Return only the lines from the top of the data down to the one that holds "ax.plot(x[[0, -1]], slope", both included, without any pictures.
··· Dataset content ···
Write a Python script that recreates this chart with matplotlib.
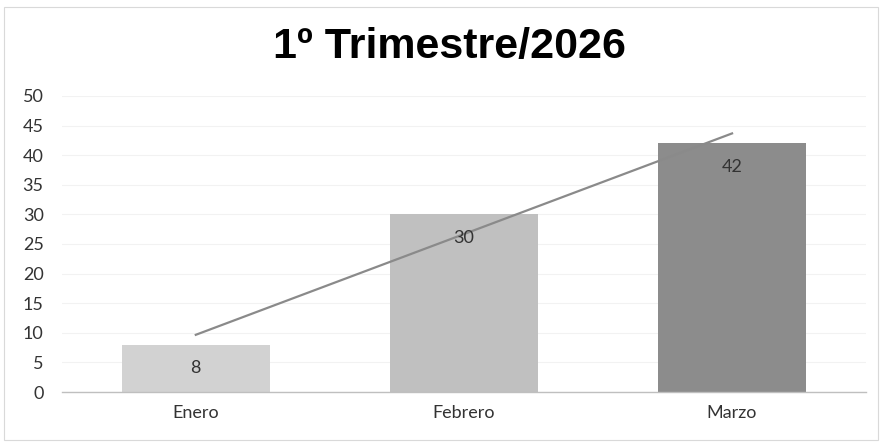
import matplotlib.pyplot as plt
import numpy as np
from matplotlib.patches import Rectangle

MONTHS = ["Enero", "Febrero", "Marzo"]
VALUES = [8, 30, 42]
BAR_COLORS = ["#d2d2d2", "#c0c0c0", "#8c8c8c"]
TITLE = "1º Trimestre/2026"
Y_TICKS = [0, 5, 10, 15, 20, 25, 30, 35, 40, 45, 50]


def main() -> None:
    plt.rcParams["font.family"] = ["Lato", "DejaVu Sans"]
    fig = plt.figure(figsize=(8.82, 4.44), dpi=100)
    ax = fig.add_axes([0.070, 0.117, 0.912, 0.667])

    x = np.arange(len(MONTHS))
    ax.bar(x, VALUES, width=0.55, color=BAR_COLORS, zorder=2)

    # linear trendline like Excel's
    slope, intercept = np.polyfit(x, VALUES, 1)
    ax.plot(x[[0, -1]], slope * x[[0, -1]] + intercept, color="#8a8a8a", linewidth=1.6, zorder=3)

    for xi, v in zip(x, VALUES):
        ax.annotate(str(v), (xi, v), xytext=(0, -17), textcoords="offset points",
                    ha="center", va="center", fontsize=13, color="#333333", zorder=4)

    ax.set_xlim(-0.5, 2.5)
    ax.set_ylim(0, 50)
    ax.set_yticks(Y_TICKS)
    ax.set_xticks(x)
    ax.set_xticklabels(MONTHS)
    ax.tick_params(axis="both", length=0, labelsize=13, colors="#333333")
    ax.tick_params(axis="x", pad=9)
    ax.tick_params(axis="y", pad=13)
    for side in ("top", "right", "left"):
        ax.spines[side].set_visible(False)
    ax.spines["bottom"].set_color("#bfbfbf")
    ax.spines["bottom"].set_linewidth(1.0)
    ax.yaxis.grid(True, color="#f2f2f2", linewidth=0.8, zorder=0)
    ax.set_axisbelow(True)

    fig.text(0.51, 0.895, TITLE, ha="center", va="center", fontsize=31,
             fontweight="bold", family=["Liberation Sans", "DejaVu Sans"])

    fig.patches.append(Rectangle((0.004, 0.01), 0.992, 0.975, transform=fig.transFigure,
                                 fill=False, edgecolor="#d9d9d9", linewidth=0.8))

    fig.savefig("out.png", dpi=100)


if __name__ == "__main__":
    main()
···
◆ **The response**:
Write a Python script that recreates this chart with matplotlib.
import matplotlib.pyplot as plt
import numpy as np
from matplotlib.patches import Rectangle

MONTHS = ["Enero", "Febrero", "Marzo"]
VALUES = [8, 30, 42]
BAR_COLORS = ["#d2d2d2", "#c0c0c0", "#8c8c8c"]
TITLE = "1º Trimestre/2026"
Y_TICKS = [0, 5, 10, 15, 20, 25, 30, 35, 40, 45, 50]


def main() -> None:
    plt.rcParams["font.family"] = ["Lato", "DejaVu Sans"]
    fig = plt.figure(figsize=(8.82, 4.44), dpi=100)
    ax = fig.add_axes([0.070, 0.117, 0.912, 0.667])

    x = np.arange(len(MONTHS))
    ax.bar(x, VALUES, width=0.55, color=BAR_COLORS, zorder=2)

    # linear trendline like Excel's
    slope, intercept = np.polyfit(x, VALUES, 1)
    ax.plot(x[[0, -1]], slope * x[[0, -1]] + intercept, color="#8a8a8a", linewidth=1.6, zorder=3)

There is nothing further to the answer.